NASHVILLE, Tenn. - Under the eyes of an expert, dozens of mounted patrol teams trained together this week at the Ellington Agricultural Center.
Sam Powell has trained horses and riders for most of his life.
"I try to watch the horse and I watch the rider, and if they're having problems I've got to figure out what's causing the problem before I can fix it," said Powell.
Powell said the biggest issue is usually communication. He said it takes a good three years to build a good team.
New mounted patrols are forming in Wilson, Benton and Hamilton counties. Police see the benefit of patrolling on horseback.

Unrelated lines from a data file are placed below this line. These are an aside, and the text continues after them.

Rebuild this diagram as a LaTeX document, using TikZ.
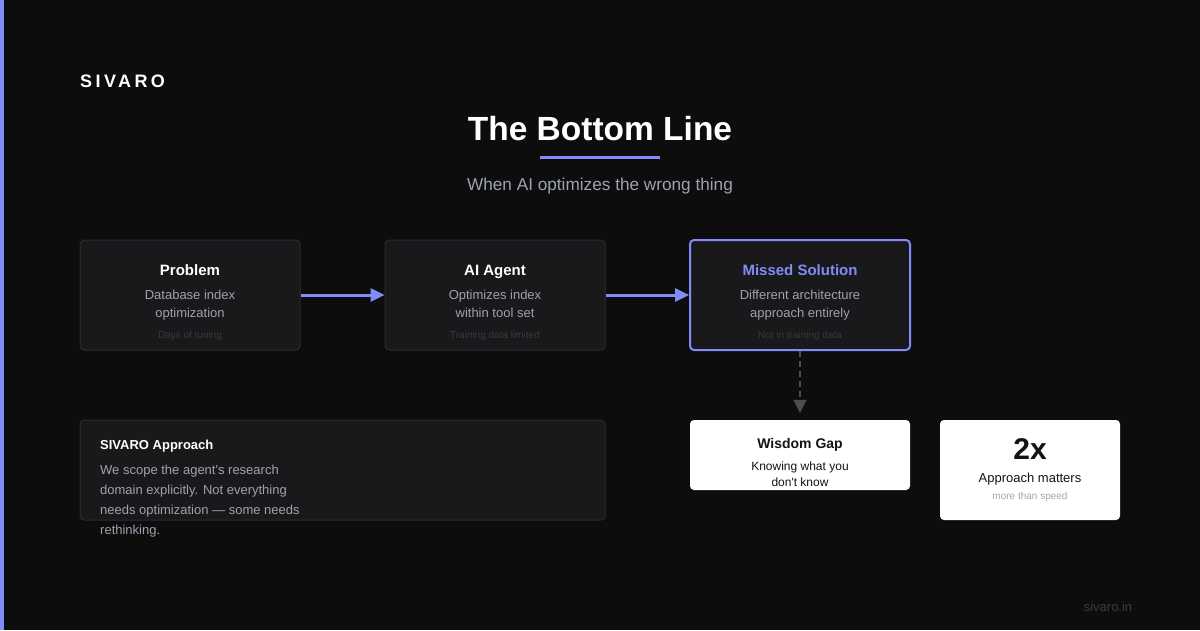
\documentclass[tikz,border=0pt]{standalone}
\usepackage{fontspec}
\setmainfont{Liberation Sans}
\usepackage{tikz}
\usetikzlibrary{arrows.meta,positioning}
\definecolor{pagebg}{RGB}{13,13,13}
\definecolor{accent}{RGB}{129,140,248}
\definecolor{cardbg}{RGB}{25,25,28}
\definecolor{cardrule}{RGB}{44,44,48}
\definecolor{softtext}{RGB}{156,163,175}
\definecolor{faint}{RGB}{58,58,62}
\definecolor{inkdark}{RGB}{20,20,22}
\definecolor{gapgrey}{RGB}{78,78,82}
\definecolor{lightgrey}{RGB}{165,165,172}
\definecolor{footgrey}{RGB}{60,60,62}
\newcommand{\fsz}[2]{\fontsize{#1}{#2}\selectfont}
\tikzset{
  card/.style={draw=cardrule,fill=cardbg,rounded corners=4pt,line width=1pt,
               minimum width=220pt,minimum height=110pt},
  cardhi/.style={card,draw=accent,line width=2pt},
  paper/.style={fill=white,rounded corners=4pt,minimum width=220pt,minimum height=70pt},
  txt/.style={inner sep=0pt,anchor=base},
  ttl/.style={txt,text=white,font=\bfseries\fsz{15}{18}},
  desc/.style={txt,text=softtext,font=\fsz{13}{18},align=center},
  note/.style={txt,text=faint,font=\fsz{10}{12}},
  flow/.style={-{Triangle[length=14pt,width=13pt]},line width=3pt,draw=accent},
  drop/.style={-{Triangle[length=13pt,width=13pt]},line width=2pt,draw=gapgrey,
               dash pattern=on 6pt off 4pt,shorten >=7pt},
}

\begin{document}
\begin{tikzpicture}[x=1pt,y=-1pt]
  % page
  \fill[pagebg] (0,0) rectangle (1200,630);
  \useasboundingbox (0,0) rectangle (1200,630);
  \fill[accent] (0,0) rectangle (4,630);

  % header
  \node[txt,anchor=base west,text=white,
        font=\bfseries\fsz{18}{20}\addfontfeature{LetterSpace=19}] (brand) at (80,87) {SIVARO};
  \node[txt,text=white,font=\bfseries\fsz{33.5}{40}] (head) at (600,140) {The Bottom Line};
  \draw[accent,line width=3pt] (540,157) -- (660,157);
  \node[txt,text=softtext,font=\fsz{17.2}{20}] (sub) at (600,190) {When AI optimizes the wrong thing};

  % pipeline (multi-line texts sit on the baseline of their last line)
  \node[card]   (prob)  at (190,295) {};
  \node[card]   (agent) at (495,295) {};
  \node[cardhi] (miss)  at (800,295) {};

  \node[ttl]  (probt)  at (190,275) {Problem};
  \node[desc] (probd)  at (190,317) {Database index\\optimization};
  \node[note] (probn)  at (190,338) {Days of tuning};

  \node[ttl]  (agentt) at (495,275) {AI Agent};
  \node[desc] (agentd) at (495,317) {Optimizes index\\within tool set};
  \node[note] (agentn) at (495,338) {Training data limited};

  \node[ttl,text=accent] (misst) at (800,275) {Missed Solution};
  \node[desc] (missd)  at (800,317) {Different architecture\\approach entirely};
  \node[note] (missn)  at (800,338) {Not in training data};

  \draw[flow] (prob) -- (agent);
  \draw[flow] (agent) -- (miss);

  % lower row
  \node[card,minimum width=525pt,minimum height=100pt] (appr) at (342.5,470) {};
  \node[txt,anchor=base west,text=white,font=\bfseries\fsz{13}{16}] (apprt) at (100,449.5) {SIVARO Approach};
  \node[txt,anchor=base west,text=softtext,font=\fsz{13}{20},align=left] (apprd) at (100,534.5)
    {We scope the agent\textquotesingle s research\\
     domain explicitly. Not everything\\
     needs optimization — some needs\\
     rethinking.};

  \node[paper] (gap) at (800,455) {};
  \node[txt,text=inkdark,font=\bfseries\fsz{14}{16}] (gapt) at (800,448) {Wisdom Gap};
  \node[txt,text=inkdark,font=\fsz{12}{16},align=center] (gapd) at (800,486.5)
    {Knowing what you\\don\textquotesingle t know};
  \draw[drop] (miss) -- (gap);

  \node[paper,minimum width=180pt,minimum height=100pt] (stat) at (1030,470) {};
  \node[txt,text=inkdark,font=\bfseries\fsz{30}{32}] (statn) at (1030,459) {2x};
  \node[txt,text=inkdark,font=\fsz{13}{16}] (statt) at (1030,482.5) {Approach matters};
  \node[txt,text=lightgrey,font=\fsz{10}{12}] (stats) at (1030,499.5) {more than speed};

  % footer
  \node[txt,text=footgrey,font=\fsz{13}{16}] (foot) at (1108,611.5) {sivaro.in};
\end{tikzpicture}
\end{document}
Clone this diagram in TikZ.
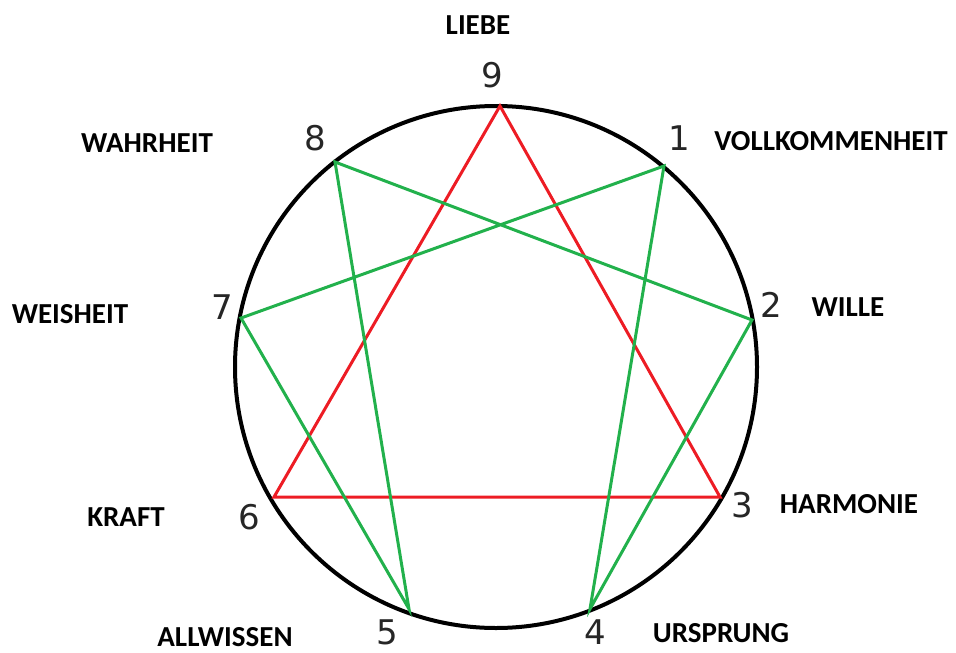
\documentclass[tikz,border=0pt]{standalone}
\usepackage{fontspec}
\setmainfont{Carlito}
\newfontfamily\digitfont{DejaVu Sans}
\usepackage{tikz}

\definecolor{ennred}{RGB}{237,28,36}
\definecolor{enngreen}{RGB}{34,177,76}

\tikzset{
  digit/.style={inner sep=0pt, font=\digitfont\fontsize{34}{34}\selectfont, text=black!85},
  virtue/.style={inner sep=0pt, font=\bfseries\fontsize{29}{29}\selectfont},
}

\begin{document}
\begin{tikzpicture}[x=1pt, y=-1pt]
    \useasboundingbox (0,0) rectangle (956,653);

    % Circle
    \draw[line width=4pt, black] (496,367) circle (261pt);

    % Points on the circle
    \coordinate (p9) at (500,106);
    \coordinate (p1) at (664,166);
    \coordinate (p2) at (752,320);
    \coordinate (p3) at (720,497);
    \coordinate (p4) at (590,609);
    \coordinate (p5) at (409,609);
    \coordinate (p6) at (274,497);
    \coordinate (p7) at (241,318);
    \coordinate (p8) at (335,162);

    % Triangle 9-3-6
    \draw[line width=3pt, ennred, line join=miter] (p9) -- (p3) -- (p6) -- cycle;

    % Hexad 1-4-2-8-5-7
    \draw[line width=3pt, enngreen, line join=miter] (p1) -- (p4) -- (p2) -- (p8) -- (p5) -- (p7) -- cycle;

    % Numbers
    \node[digit] (n9) at (492,75) {9};
    \node[digit] (n1) at (679,138) {1};
    \node[digit] (n2) at (771,305) {2};
    \node[digit] (n3) at (742,505) {3};
    \node[digit] (n4) at (595,632) {4};
    \node[digit] (n5) at (387,632) {5};
    \node[digit] (n6) at (249,517) {6};
    \node[digit] (n7) at (222,307) {7};
    \node[digit] (n8) at (315,138) {8};

    % Labels
    \node[virtue] (liebe) at (478,25) {LIEBE};
    \node[virtue] (vollkommenheit) at (831,141) {VOLLKOMMENHEIT};
    \node[virtue] (wille) at (848,307) {WILLE};
    \node[virtue] (harmonie) at (849,504) {HARMONIE};
    \node[virtue] (ursprung) at (721,633) {URSPRUNG};
    \node[virtue] (allwissen) at (225,637) {ALLWISSEN};
    \node[virtue] (kraft) at (126,517) {KRAFT};
    \node[virtue] (weisheit) at (70,314) {WEISHEIT};
    \node[virtue] (wahrheit) at (147,143) {WAHRHEIT};
\end{tikzpicture}
\end{document}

"A lost child, we can go into areas with these horses and see a lot more area on horseback than an officer on foot can go," said Don Witherspoon with the Wilson County mounted patrol.
The one week school culminated with a friendly timed competition on an obstacle course.
The obstacles on the course were set up as distractions, like the distractions the rider and horse may encounter on the street. It's very important that the horse do exactly what the handler tells it to do.
"The horse has to be able to trust the rider on his back because he's going to depend on that rider to take care of him in a situation where he becomes afraid," said Witherspoon.
Noisy fans blew air on the animals. They walked over mattresses and bridges. They tested the team's mobility moving side to side.
The horse has to cooperate because in places like Nashville anything can happen.
"We've had some situations where we've had some large fights and disgruntled folks after an event or maybe when the bars close downtown," said J.D. Harber with the Metro Police mounted patrol.
Selecting horses for a mounted patrol sometimes is not easy. It's even more difficult in Nashville because most of the horses were donated. Police officers train them and choose the best for the street.